East Cleveland Police Officer Nicholas Foti was fired for stomping the head of a motorist during a traffic stop nearly a year ago. City officials did not become aware of the incident until they responded to a public records request earlier this month. After the footage was released, Foti was on paid leave pending the outcome of the ECPD's internal investigation. We have embedded the footage taken from the body camera of another officer below. At 1:20 you can see an officer stomp on the suspect's head after he was dragged out of the car and placed on the ground face down with his hands cuffed behind his back. Foti's use of force was unnecessary and excessive.
The video below is a trigger for this author because I recently settled a lawsuit against the federal government for excessive force used on me by correctional officers employed by the Bureau of Prisons (BOP). In that case I was punched in the head repeatedly while lying face down on the floor with my hands cuffed behind my back. Unlike Foti's victim, I didn't have the benefit of video footage showing the strikes, but I was able present a case based on other things. That case was strong enough to survive the government's summary judgment motion that would have dismissed the case, so they settled with me to avoid the expense of a trial. That experience re-affirmed what I already knew, that just because officers are justified using force at one point does not justify using unnecessary or excessive force later. Kicking this man in the head served no legitimate purpose whatsoever. The force used by the officers to extract a non-compliant motorist appears to have been legitimate, but the need for force ended when the suspect was handcuffed on the ground. Had the victim still been resisting, Foti could have mad an argument that "focused blows" were needed to compel compliance, but even that argument would not justify kicking a man in the head. Foti appears to have simply lost his temper and taken out his frustrations on a helpless detainee. His actions were clearly malicious and he was rightfully fired. Hopefully he will be charged with battery.
Other officers used excessive force in this case, but appear to have gone unpunished. At 1:30 an officer can be seen punching the victim while he is on the ground in handcuffs and being tased at the same time. Punching a helpless man in handcuffs is not justified and neither is tasing a handcuffed person. Unfortunately, police departments often sanction the unnecessary use of "focused blows" and tasers on those suspected of being non-compliant. In this case it seems all the victim had to do to earn a tasing was move when told to remain still.

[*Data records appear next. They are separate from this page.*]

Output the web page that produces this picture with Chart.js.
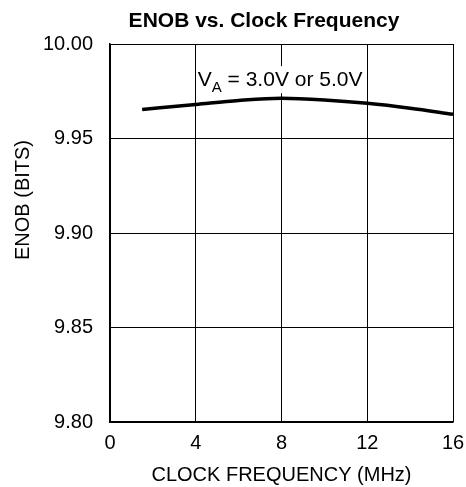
<!DOCTYPE html>
<html>
<head>
<meta charset="utf-8">
<script src="https://cdn.jsdelivr.net/npm/chart.js@4/dist/chart.umd.min.js"></script>
<style>
  html, body { margin: 0; padding: 0; background: #fff; }
  #chart { display: block; }
</style>
</head>
<body>
<canvas id="chart" width="466" height="487"></canvas>
<script>
// values
const clockMHz = [1.5, 4, 6, 8, 10, 12, 14, 16];
const enobBits = [9.9654, 9.9680, 9.9701, 9.9713, 9.9704, 9.9686, 9.9660, 9.9628];
const xTicks = [0, 4, 8, 12, 16];
const yTicks = [9.80, 9.85, 9.90, 9.95, 10.00];

const FONT = '"Liberation Sans", Arial, sans-serif';

const points = clockMHz.map((x, i) => ({ x: x, y: enobBits[i] }));

// title, rotated y title and the V_A label are drawn by hand
const textPlugin = {
    id: 'textPlugin',
    afterDraw(chart) {
        const ctx = chart.ctx;
        const xs = chart.scales.x;
        const ys = chart.scales.y;
        ctx.save();
        ctx.fillStyle = '#000';

        // chart title
        ctx.font = 'bold 21px ' + FONT;
        ctx.textAlign = 'center';
        ctx.textBaseline = 'middle';
        ctx.fillText('ENOB vs. Clock Frequency', 264, 21);

        // y axis title
        ctx.save();
        ctx.translate(23, 200);
        ctx.rotate(-Math.PI / 2);
        ctx.font = '20px ' + FONT;
        ctx.fillText('ENOB (BITS)', 0, 0);
        ctx.restore();

        // V_A label with white box behind it
        const x0 = xs.getPixelForValue(4) + 2;
        const base = ys.getPixelForValue(9.9777);
        ctx.font = '21px ' + FONT;
        const wV = ctx.measureText('V').width;
        ctx.font = '15px ' + FONT;
        const wA = ctx.measureText('A').width;
        ctx.font = '21px ' + FONT;
        const rest = ' = 3.0V or 5.0V';
        const wRest = ctx.measureText(rest).width;
        ctx.fillStyle = '#fff';
        ctx.fillRect(x0 + 1, base - 20, wV + wA + wRest, 27);
        ctx.fillStyle = '#000';
        ctx.textAlign = 'left';
        ctx.textBaseline = 'alphabetic';
        ctx.fillText('V', x0, base);
        ctx.font = '15px ' + FONT;
        ctx.fillText('A', x0 + wV, base + 6);
        ctx.font = '21px ' + FONT;
        ctx.fillText(rest, x0 + wV + wA, base);
        ctx.restore();
    }
};

new Chart(document.getElementById('chart').getContext('2d'), {
    type: 'line',
    data: {
        datasets: [{
            data: points,
            borderColor: '#000',
            borderWidth: 3.5,
            pointRadius: 0,
            fill: false,
            cubicInterpolationMode: 'monotone'
        }]
    },
    options: {
        responsive: false,
        animation: false,
        events: [],
        layout: { padding: { top: 44, right: 13, left: 0, bottom: 0 } },
        plugins: {
            legend: { display: false },
            tooltip: { enabled: false }
        },
        scales: {
            x: {
                type: 'linear',
                min: 0,
                max: 16,
                afterFit: (s) => { s.height = 65; s.paddingLeft = 0; s.paddingRight = 0; },
                afterBuildTicks: (s) => { s.ticks = xTicks.map(v => ({ value: v })); },
                grid: { color: '#000', lineWidth: 1, drawTicks: false },
                border: { color: '#000', width: 1.5 },
                ticks: {
                    color: '#000',
                    padding: 9,
                    maxRotation: 0,
                    font: { family: FONT, size: 20 }
                },
                title: {
                    display: true,
                    text: 'CLOCK FREQUENCY (MHz)',
                    color: '#000',
                    padding: { top: 0, bottom: 0 },
                    font: { family: FONT, size: 20 }
                }
            },
            y: {
                type: 'linear',
                min: 9.80,
                max: 10.00,
                afterFit: (s) => { s.width = 110; s.paddingTop = 0; s.paddingBottom = 0; },
                afterBuildTicks: (s) => { s.ticks = yTicks.map(v => ({ value: v })); },
                grid: { color: '#000', lineWidth: 1, drawTicks: false },
                border: { color: '#000', width: 1.5 },
                ticks: {
                    color: '#000',
                    padding: 17,
                    font: { family: FONT, size: 20 },
                    callback: (v) => Number(v).toFixed(2)
                }
            }
        }
    },
    plugins: [textPlugin]
});
</script>
</body>
</html>
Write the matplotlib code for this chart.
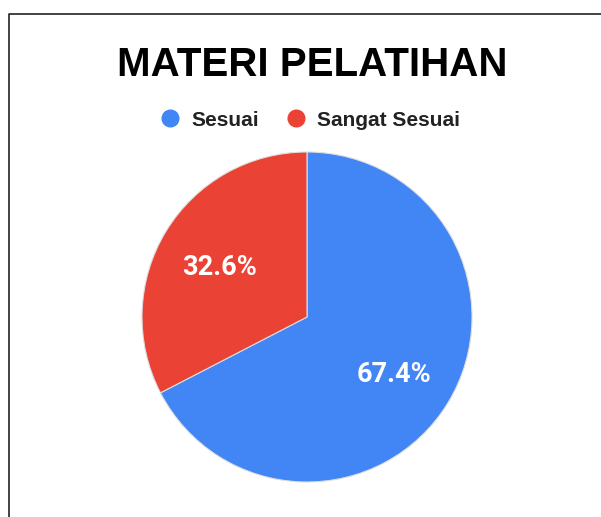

According to public records, Nicholas A. Foti is a 36 year old resident of Painesville, Ohio. In 2008 he pled no contest to a misdemeanor charge listed as "falsification" in violation of Ohio statue number 606.10 (https://codelibrary.amlegal.com/codes/reading/latest/reading_oh/0-0-0-54475) and fined $343 (case number 08CRB03380FOTNIC). A civil judgment of $496 was entered against him in Lake County Municipal Court in 2007 (case number CVF0701278). He filed for bankruptcy in 2017. He registered to vote as a Republican in 2004 and his drivers license is suppressed.
According to Foti's LinkedIn profile (https://www.linkedin.com/in/nicholas-foti-0b586162/), he graduated from Willoughby South High School in 2003, attended Cleveland Heights Police Academy in 2012, worked as a Timberlake Police Officer from 2012-2014, worked as a training enforcement officer for the Newburgh Heights Police Department in 2015, and worked for the Geneva on the Lake Police Department. He does not list his employment with the East Cleveland Police Department on his profile, presumably because he has not kept it up to date.